Reference: www.dailyartmagazine.com
Genus species (Plantae): Musa x paradisiaca
Musa × paradisiaca is the accepted name for the hybrid between Musa acuminata and Musa balbisiana. Most cultivated bananas and plantains are triploid cultivars either of this hybrid or of M. acuminata alone. Linnaeus originally used the name M. paradisiaca only for plantains or cooking bananas, but the modern usage includes hybrid cultivars used both for cooking and as dessert bananas. Linnaeus's name for dessert bananas, Musa sapientum, is thus a synonym of Musa × paradisiaca.
Description
Almost all cultivated plantains and many cultivated bananas are triploid cultivars of M. × paradisiaca. It is believed that Southeast Asian farmers first domesticated M. acuminata. When the cultivated plants spread north-west into areas where M. balbisiana was native (see map), hybrids between the two species occurred and were then developed further into a wide range of cultivars.
Hundreds of cultivars of M. × paradisiaca are known, possessing characteristics that are highly variable, but broadly intermediate between the ancestral species.

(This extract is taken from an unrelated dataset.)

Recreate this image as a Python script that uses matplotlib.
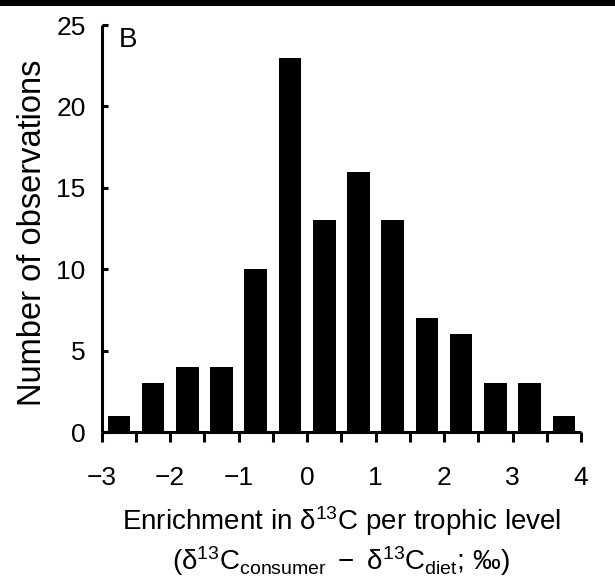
import matplotlib
matplotlib.use("Agg")
import matplotlib.pyplot as plt
from matplotlib.patches import Rectangle

plt.rcParams['font.family'] = ['Liberation Sans', 'DejaVu Sans']
plt.rcParams['mathtext.fontset'] = 'custom'
plt.rcParams['mathtext.rm'] = 'Liberation Sans'
plt.rcParams['mathtext.it'] = 'Liberation Sans:italic'
plt.rcParams['mathtext.bf'] = 'Liberation Sans:bold'

# Data
bin_centers = [-2.75, -2.25, -1.75, -1.25, -0.75, -0.25, 0.25, 0.75,
               1.25, 1.75, 2.25, 2.75, 3.25, 3.75]
counts = [1, 3, 4, 4, 10, 23, 13, 16, 13, 7, 6, 3, 3, 1]
x_ticks = [-3, -2, -1, 0, 1, 2, 3, 4]
x_tick_labels = ['\u22123', '\u22122', '\u22121', '0', '1', '2', '3', '4']
x_minor_ticks = [-2.5, -1.5, -0.5, 0.5, 1.5, 2.5, 3.5]
y_ticks = [0, 5, 10, 15, 20, 25]

fig = plt.figure(figsize=(6.15, 5.83), dpi=100)
ax = fig.add_axes([0.1654, 0.259, 0.7793, 0.698])

ax.bar(bin_centers, counts, width=0.33, color='black', edgecolor='none')

ax.set_xlim(-3, 4)
ax.set_ylim(0, 25)
ax.set_xticks(x_ticks)
ax.set_xticklabels(x_tick_labels)
ax.set_xticks(x_minor_ticks, minor=True)
ax.set_yticks(y_ticks)

for s in ['top', 'right']:
    ax.spines[s].set_visible(False)
for s in ['left', 'bottom']:
    ax.spines[s].set_linewidth(2.2)
    ax.spines[s].set_capstyle('butt')

ax.tick_params(axis='x', which='both', direction='out', length=7, width=2.2,
               labelsize=19, pad=17.5)
ax.tick_params(axis='y', which='major', direction='in', length=4.5, width=2.2,
               labelsize=19, pad=11.5)
ax.tick_params(axis='x', which='minor', labelbottom=False)

ax.set_ylabel('Number of observations', fontsize=23.5)
ax.yaxis.set_label_coords(-0.112, 0.49)
ax.set_xlabel('Enrichment in $\\mathregular{\\delta^{13}}$C per trophic level\n'
              '($\\mathregular{\\delta^{13}C_{consumer}\\ -\\ \\delta^{13}C_{diet}}$; \u2030)',
              fontsize=20, labelpad=10, linespacing=1.25)

ax.text(0.035, 0.995, 'B', transform=ax.transAxes, fontsize=20,
        ha='left', va='top')

# Black strip at top edge
fig.patches.append(Rectangle((0, 1 - 6 / 583), 1, 6 / 583, transform=fig.transFigure,
                             facecolor='black', edgecolor='none', zorder=10))

fig.savefig('out.png', dpi=100)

They are typically 2–9 meters (7–30 ft) tall when mature. The above-ground part of the plant is a "false stem" or pseudostem, consisting of leaves and their fused bases. Each pseudostem can produce a single flowering stem. After fruiting, the pseudostem dies, but offshoots may develop from the base of the plant. Cultivars of M. × paradisiaca are usually sterile, without seeds or viable pollen.
Taxonomy
Banana plants were originally classified by Linnaeus into two species, which he called Musa paradisiaca for those used as cooking bananas (plantains), and M. sapientum for those used as dessert bananas. It was later discovered that both of his "species" were actually cultivated varieties of the hybrid between two wild species, M. acuminata and M. balbisiana, which is now called M. × paradisiaca L. The circumscription of the modern taxon M. × paradisiaca thus includes both the original M. paradisiaca and M. sapientum, the latter being reduced to a synonym of M. × paradisiaca.
In pre-Linnean times this banana was named 'Musa serapionis', for instance by Maria Sybilla Merian in her Metamorphosis insectorum Surinamensium of 1705.
At one time, to deal with the great diversity of cultivated bananas and plantains, botanists created many other names which are now regarded as synonyms of M. × paradisiaca, such as M. corniculata Lour., used for a group of plantains with large fruit resembling the horns of a bull. Cultivated varieties are now given cultivar names, with the cultivars classified into groups and subgroups. Thus M. × paradisiaca 'Horn' is a cultivar belonging to the AAB genome group, Plantain subgroup. See List of banana cultivars for further information on the naming and classification of cultivars.